PROBLEM TO SOLVE —
Omit all pictures. Copy the rest of the material exactly.

SOURCE MATERIAL —
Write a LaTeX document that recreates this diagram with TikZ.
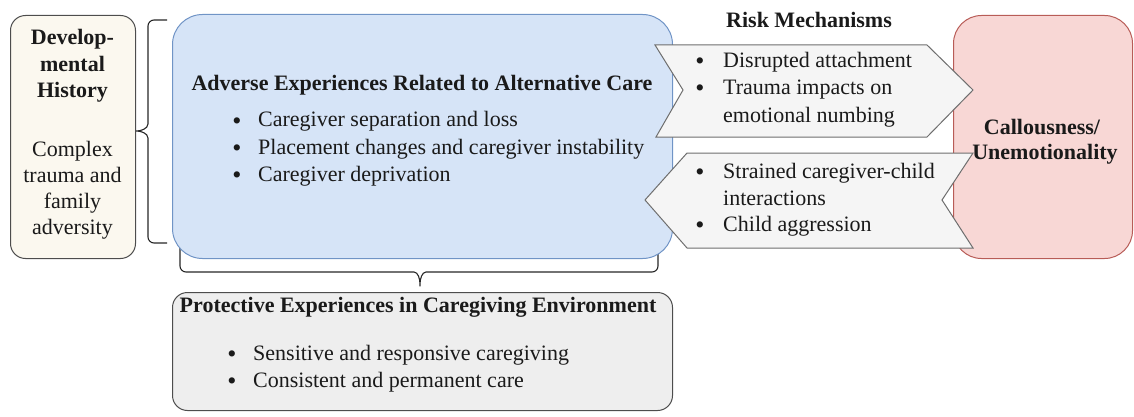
\documentclass[tikz,border=0pt]{standalone}
\usepackage{fontspec}
\setmainfont{Liberation Serif}
\definecolor{devfill}{HTML}{FBF8EF}
\definecolor{devline}{HTML}{4D4D4D}
\definecolor{bluefill}{HTML}{D6E4F7}
\definecolor{blueline}{HTML}{7094C6}
\definecolor{redfill}{HTML}{F8D7D5}
\definecolor{redline}{HTML}{B85C57}
\definecolor{protfill}{HTML}{EEEEEE}
\definecolor{protline}{HTML}{4D4D4D}
\definecolor{arrfill}{HTML}{F5F5F5}
\definecolor{arrline}{HTML}{6E6E6E}
\definecolor{txt}{HTML}{1A1A1A}
\begin{document}
\begin{tikzpicture}[x=1pt,y=-1pt,
  every node/.style={inner sep=0pt, text=txt, font=\fontsize{22}{27}\selectfont},
  box/.style={draw, line width=1pt, rounded corners=#1, anchor=north west},
  ttl/.style={anchor=base, font=\fontsize{22}{27}\selectfont\bfseries},
  ln/.style={anchor=base west},
  bul/.style={anchor=base, font=\fontsize{26}{27}\selectfont},
  ctr/.style={anchor=base},
  arrowshape/.style={draw=arrline, fill=arrfill, line width=1pt, line join=miter},
  bracestyle/.style={draw=black!85, line width=1.1pt, rounded corners=6pt}]
\useasboundingbox (0,0) rectangle (1134,417);

% braces
\coordinate (lbT) at (167,20);
\coordinate (lbB) at (167,243);
\coordinate (lbTip) at (131,131);
\draw[bracestyle] (lbT) -- (148,20) -- (148,118)
  .. controls (148,129) and (140,131) .. (lbTip)
  .. controls (140,131) and (148,133) .. (148,144) -- (148,243) -- (lbB);
\coordinate (bbL) at (180,248);
\coordinate (bbR) at (658,248);
\coordinate (bbTip) at (420,290);
\draw[bracestyle] (bbL) -- (180,272) -- (408,272)
  .. controls (418,272) and (420,279) .. (bbTip)
  .. controls (420,279) and (422,272) .. (432,272) -- (658,272) -- (bbR);

% boxes
\node[box=15pt, fill=devfill, draw=devline, minimum width=125pt, minimum height=243pt] (dev) at (10,15) {};
\node[box=30pt, fill=bluefill, draw=blueline, minimum width=500pt, minimum height=244pt] (adv) at (172,14) {};
\node[box=28pt, fill=redfill, draw=redline, minimum width=179pt, minimum height=243pt] (cu) at (953,15) {};
\node[box=15pt, fill=protfill, draw=protline, minimum width=500pt, minimum height=118pt] (prot) at (172,292) {};

% developmental history text
\node[ttl] (d1) at (72.5,45) {Develop-};
\node[ttl] (d2) at (72.5,72) {mental};
\node[ttl] (d3) at (72.5,98) {History};
\node[ctr] (d4) at (72.5,156) {Complex};
\node[ctr] (d5) at (72.5,182) {trauma and};
\node[ctr] (d6) at (72.5,208) {family};
\node[ctr] (d7) at (72.5,234) {adversity};

% adverse experiences text
\node[ttl] (at) at (422,91) {Adverse Experiences Related to Alternative Care};
\node[bul] (ab1) at (237,129) {•};
\node[ln] (a1) at (258,127) {Caregiver separation and loss};
\node[bul] (ab2) at (237,156) {•};
\node[ln] (a2) at (258,154) {Placement changes and caregiver instability};
\node[bul] (ab3) at (237,183) {•};
\node[ln] (a3) at (258,181) {Caregiver deprivation};

% risk mechanisms
\node[ttl] (rt) at (809,28) {Risk Mechanisms};
\coordinate (u1) at (655,45);
\coordinate (u2) at (927,45);
\coordinate (u3) at (973,90);
\coordinate (u4) at (927,137);
\coordinate (u5) at (656,137);
\coordinate (u6) at (683,90);
\draw[arrowshape] (u1) -- (u2) -- (u3) -- (u4) -- (u5) -- (u6) -- cycle;
\coordinate (l1) at (687,153);
\coordinate (l2) at (973,153);
\coordinate (l3) at (942,200);
\coordinate (l4) at (973,248);
\coordinate (l5) at (687,248);
\coordinate (l6) at (645,200);
\draw[arrowshape] (l1) -- (l2) -- (l3) -- (l4) -- (l5) -- (l6) -- cycle;

\node[bul] (rb1) at (700,70) {•};
\node[ln] (r1) at (723,68) {Disrupted attachment};
\node[bul] (rb2) at (700,97) {•};
\node[ln] (r2) at (723,95) {Trauma impacts on};
\node[ln] (r3) at (723,122) {emotional numbing};

\node[bul] (sb1) at (700,180) {•};
\node[ln] (s1) at (723,178) {Strained caregiver-child};
\node[ln] (s2) at (723,205) {interactions};
\node[bul] (sb2) at (700,233) {•};
\node[ln] (s3) at (723,231) {Child aggression};

% callousness text
\node[ttl] (c1) at (1042,134) {Callousness/};
\node[ttl] (c2) at (1045,159) {Unemotionality};

% protective text
\node[ttl] (pt) at (418,312) {Protective Experiences in Caregiving Environment};
\node[bul] (pb1) at (232,362) {•};
\node[ln] (p1) at (253,360) {Sensitive and responsive caregiving};
\node[bul] (pb2) at (232,389) {•};
\node[ln] (p2) at (253,387) {Consistent and permanent care};
\end{tikzpicture}
\end{document}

ANSWER FOR THIS EXERCISE —
Write a LaTeX document that recreates this diagram with TikZ.
\documentclass[tikz,border=0pt]{standalone}
\usepackage{fontspec}
\setmainfont{Liberation Serif}
\definecolor{devfill}{HTML}{FBF8EF}
\definecolor{devline}{HTML}{4D4D4D}
\definecolor{bluefill}{HTML}{D6E4F7}
\definecolor{blueline}{HTML}{7094C6}
\definecolor{redfill}{HTML}{F8D7D5}
\definecolor{redline}{HTML}{B85C57}
\definecolor{protfill}{HTML}{EEEEEE}
\definecolor{protline}{HTML}{4D4D4D}
\definecolor{arrfill}{HTML}{F5F5F5}
\definecolor{arrline}{HTML}{6E6E6E}
\definecolor{txt}{HTML}{1A1A1A}
\begin{document}
\begin{tikzpicture}[x=1pt,y=-1pt,
  every node/.style={inner sep=0pt, text=txt, font=\fontsize{22}{27}\selectfont},
  box/.style={draw, line width=1pt, rounded corners=#1, anchor=north west},
  ttl/.style={anchor=base, font=\fontsize{22}{27}\selectfont\bfseries},
  ln/.style={anchor=base west},
  bul/.style={anchor=base, font=\fontsize{26}{27}\selectfont},
  ctr/.style={anchor=base},
  arrowshape/.style={draw=arrline, fill=arrfill, line width=1pt, line join=miter},
  bracestyle/.style={draw=black!85, line width=1.1pt, rounded corners=6pt}]
\useasboundingbox (0,0) rectangle (1134,417);

% braces
\coordinate (lbT) at (167,20);
\coordinate (lbB) at (167,243);
\coordinate (lbTip) at (131,131);
\draw[bracestyle] (lbT) -- (148,20) -- (148,118)
  .. controls (148,129) and (140,131) .. (lbTip)
  .. controls (140,131) and (148,133) .. (148,144) -- (148,243) -- (lbB);
\coordinate (bbL) at (180,248);
\coordinate (bbR) at (658,248);
\coordinate (bbTip) at (420,290);
\draw[bracestyle] (bbL) -- (180,272) -- (408,272)
  .. controls (418,272) and (420,279) .. (bbTip)
  .. controls (420,279) and (422,272) .. (432,272) -- (658,272) -- (bbR);

% boxes
\node[box=15pt, fill=devfill, draw=devline, minimum width=125pt, minimum height=243pt] (dev) at (10,15) {};
\node[box=30pt, fill=bluefill, draw=blueline, minimum width=500pt, minimum height=244pt] (adv) at (172,14) {};
\node[box=28pt, fill=redfill, draw=redline, minimum width=179pt, minimum height=243pt] (cu) at (953,15) {};
\node[box=15pt, fill=protfill, draw=protline, minimum width=500pt, minimum height=118pt] (prot) at (172,292) {};

% developmental history text
\node[ttl] (d1) at (72.5,45) {Develop-};
\node[ttl] (d2) at (72.5,72) {mental};
\node[ttl] (d3) at (72.5,98) {History};
\node[ctr] (d4) at (72.5,156) {Complex};
\node[ctr] (d5) at (72.5,182) {trauma and};
\node[ctr] (d6) at (72.5,208) {family};
\node[ctr] (d7) at (72.5,234) {adversity};

% adverse experiences text
\node[ttl] (at) at (422,91) {Adverse Experiences Related to Alternative Care};
\node[bul] (ab1) at (237,129) {•};
\node[ln] (a1) at (258,127) {Caregiver separation and loss};
\node[bul] (ab2) at (237,156) {•};
\node[ln] (a2) at (258,154) {Placement changes and caregiver instability};
\node[bul] (ab3) at (237,183) {•};
\node[ln] (a3) at (258,181) {Caregiver deprivation};

% risk mechanisms
\node[ttl] (rt) at (809,28) {Risk Mechanisms};
\coordinate (u1) at (655,45);
\coordinate (u2) at (927,45);
\coordinate (u3) at (973,90);
\coordinate (u4) at (927,137);
\coordinate (u5) at (656,137);
\coordinate (u6) at (683,90);
\draw[arrowshape] (u1) -- (u2) -- (u3) -- (u4) -- (u5) -- (u6) -- cycle;
\coordinate (l1) at (687,153);
\coordinate (l2) at (973,153);
\coordinate (l3) at (942,200);
\coordinate (l4) at (973,248);
\coordinate (l5) at (687,248);
\coordinate (l6) at (645,200);
\draw[arrowshape] (l1) -- (l2) -- (l3) -- (l4) -- (l5) -- (l6) -- cycle;

\node[bul] (rb1) at (700,70) {•};
\node[ln] (r1) at (723,68) {Disrupted attachment};
\node[bul] (rb2) at (700,97) {•};
\node[ln] (r2) at (723,95) {Trauma impacts on};
\node[ln] (r3) at (723,122) {emotional numbing};

\node[bul] (sb1) at (700,180) {•};
\node[ln] (s1) at (723,178) {Strained caregiver-child};
\node[ln] (s2) at (723,205) {interactions};
\node[bul] (sb2) at (700,233) {•};
\node[ln] (s3) at (723,231) {Child aggression};

% callousness text
\node[ttl] (c1) at (1042,134) {Callousness/};
\node[ttl] (c2) at (1045,159) {Unemotionality};

% protective text
\node[ttl] (pt) at (418,312) {Protective Experiences in Caregiving Environment};
\node[bul] (pb1) at (232,362) {•};
\node[ln] (p1) at (253,360) {Sensitive and responsive caregiving};
\node[bul] (pb2) at (232,389) {•};
\node[ln] (p2) at (253,387) {Consistent and permanent care};
\end{tikzpicture}
\end{document}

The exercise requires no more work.